For the longest time I thought that there was something really, really wrong with me - perhaps I was sinking too far into my introversion. I was too independent and crazy and there was no single person out there who would ever understand this need to poke around ruins and spend hours on beaches in search of the perfect sea glass.
Enter Matt.
He's about as crazy as I am. Our idea of the perfect day out includes delicious coffee (normal), a long hike with lunch in a backpack and a camera in hand (pretty darn normal), several hours poking around abandoned piles of milled lumber and rusted out machinery parts (wait, WHAT?), and upon return home a nice long hot shower and good book time (wow, you two are like an old married couple...)
Yes, Matt loves to explore as much as I do.
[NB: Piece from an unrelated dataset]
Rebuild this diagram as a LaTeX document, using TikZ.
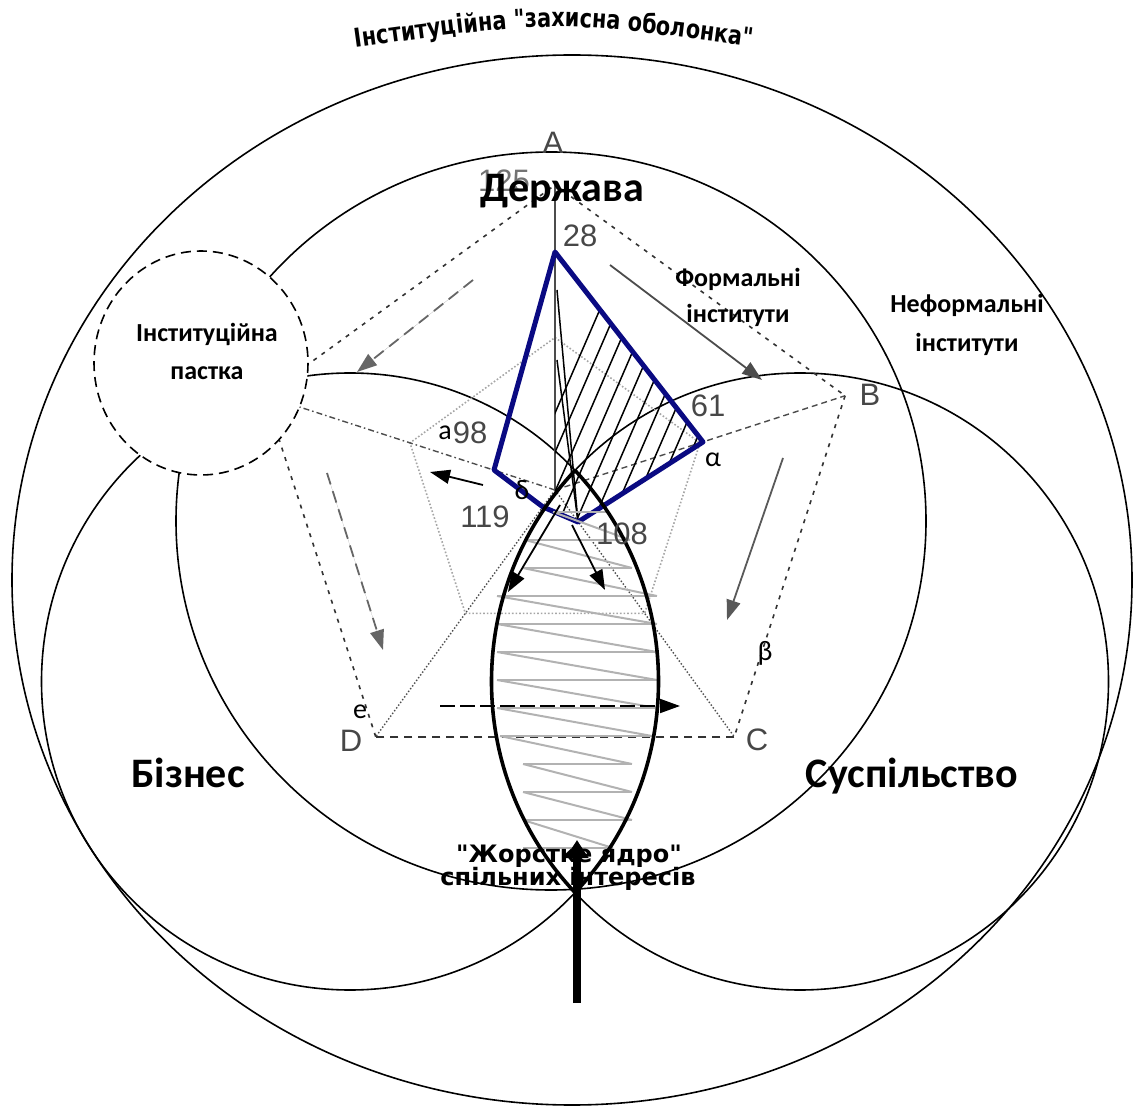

Whereas I used to test my luck with friends while slowly combing over entire beaches, Matt is now right beside me or even bounding ahead like a puppy to look at rather large pieces of driftwood. (Which he is starting to bring home with more frequency... We will soon have a burl garden beside our vegetable garden... Fantastic!) We spent an hour on our last hike on our knees around natural springs, trash piles and fallen-in cabins, just looking for what might be hidden under the years of redwood mulch. We found antique glass and pottery shards and nails (age guessed by bubbles and coloring in the glass and shape of the nails) and a portion of an old brick with a "P" pressed into it. Our treasures. And in the middle of the excitement, combing over the creek to see what might have washed down from the mill site, I looked over at Matt and realized (again) what a matched set we are.
Best friends. Married. Explorers. Two of us.